A recent report from the UK’s All Party Pharmacy Group (APPG) has attributed shortages of prescription medicines in the UK to parallel trade and is calling for urgent action. In particular, the APPG has asked the UK government to consider whether certain goods should be exempt from the European law concerning the free movement of goods across EU borders.

The report details the results of an inquiry into drug shortages that the APPG began in November 2011. The inquiry investigated the causes of the shortages, which have plagued the UK for four years, the problems they have caused, the effectiveness of efforts to tackle the problem, and potential solutions.

According to the APPG, the reasons for the shortages are complex and a result of many factors; however, the export of medicines intended for the UK market to other EU countries is a principal factor.
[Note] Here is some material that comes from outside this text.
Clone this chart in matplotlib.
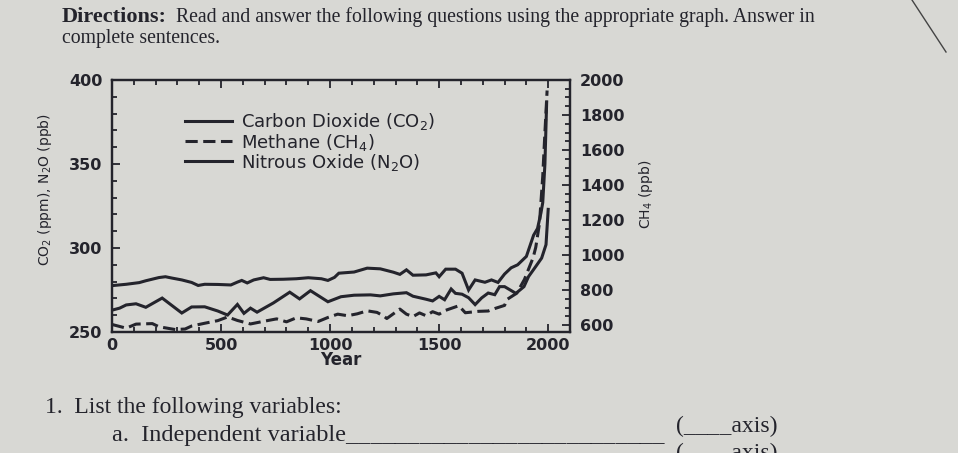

Parallel trade is legal in Europe, and although the APPG doesn't object to the practice, it is concerned about the effect on patients and pharmacists.

The UK has sought to address to mitigate the problem of shortages previously. Among other mechanisms, members of the supply chain have implemented quota arrangements, while the Department of Health has updated the obligations under which supply chain participants must act. The UK’s Medicines and Healthcare products Regulatory Agency has also pledged to address the shortages, but a lack of market data means that it is difficult to know exactly which products are in short supply and who is exporting them.

The report also added, “We have detected an air of resignation among those responsible. The problem of shortages has been dismissed variously as either inevitable, or as having been inherited from the previous Government. The Department of Health has also seemed reluctant to take action without having hard evidence...”

Several recommendations have been made by APPG. As well as asking the government to consider using an exemption on free trade movement, the group has also suggested that the government consider extending current legislation requiring the maintenance of continued supply to short-line wholesalers and other entities in the supply chain.

Other suggestions include:

  • The MHRA needs to enforce obligations on those with licenses to conduct wholesale activities.
  • There needs to be improved and more regular collaboration between the Department of Health, the MHRA, and supply chain representatives.
  • The government should see what can be learned from the French government’s recent proposal that curtails the export of medicines.
  • The paucity of market information needs to be addressed urgently.
  • Quota arrangements need to be simpler, less burdensome for pharmacists, more transparent, and more sensitive to local variations in demand. A task force should be established to deal with this issue.